Director Martin McDonagh, best known for Seven Psychopaths and In Bruges has created a piece of cinema with some incandescent performances in Three Billboards…
A story of revenge and redemption, Frances McDormand plays grieving mother Mildred Hayes who uses the titular billboards to draw attention to the lack of progress in the case of her daughter Angela (Kathryn Newton), the victim of an unsolved violent crime.
Woody Harrelson plays local Sheriff Bill Willoughby who seems to care not one fig for Mildred and her petulant display, but there is much more going on beneath the surface as we learn early in the film.
Mildred’s real nemesis is another cop, Officer Jason Dixon played by Sam Rockwell, a racist, homophobic redneck police officer who lives with his mother.

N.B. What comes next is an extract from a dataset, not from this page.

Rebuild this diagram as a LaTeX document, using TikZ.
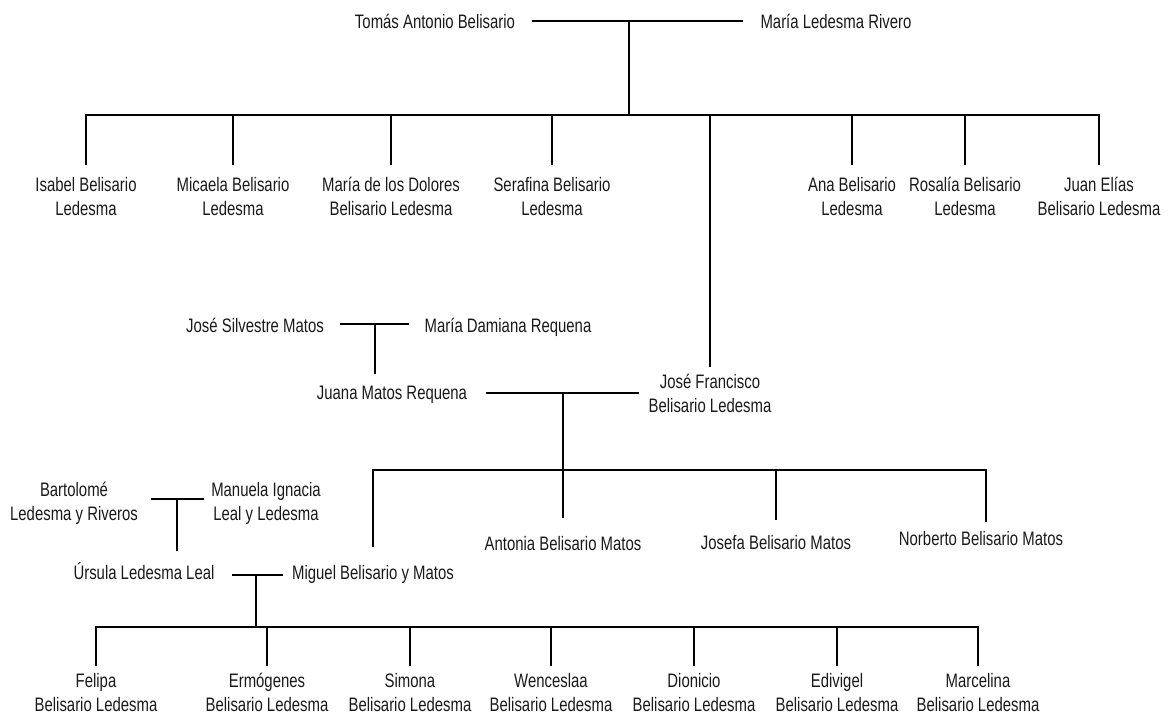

McDormand and Rockwell are astonishing in their roles as they battle one another in the tiny town, her with seething rage just below the surface over the fate of her daughter, and he with rage that boils over continuously, physically endangering all around him.

Photo by Merrick Morton. © 2017 Twentieth Century Fox Film Corporation All Rights Reserved
Both actors have deservedly been recognised for their outstanding performances with Golden Globe nominations, two out of a total of six for the film including Best Motion Picture – Drama, Best Director, Best Screenplay and Best Original Score.
This is a wickedly written piece that reflects McDonaghs theatre background as the dialogue and direction serve up scene after scene of electrifying tension, as well as the blackest of black humour.
It is a heavy, heavy film, that uses humour with great effect, to provide breathing space in amongst the traumatic events both past and present.
With more twists and turns than an amusement park ride it is an entertaining, thoughtful film that succeeds, if you are able to overcome the occasional narrative hiccup.
There are many ways to interpret the different messages in the film, including the enormously topical issue of “toxic masculinity”, and it certainly left me thinking for several days after seeing it. Playing in the sandbox of Quentin Tarantino with riffs of Kill Bill and the Coen Brothers with nods to No Country for Old Men, Three Billboards comes close to classic territory.
3 & 1/2 Stars – “Wicked Writing & Electrifying Performances”.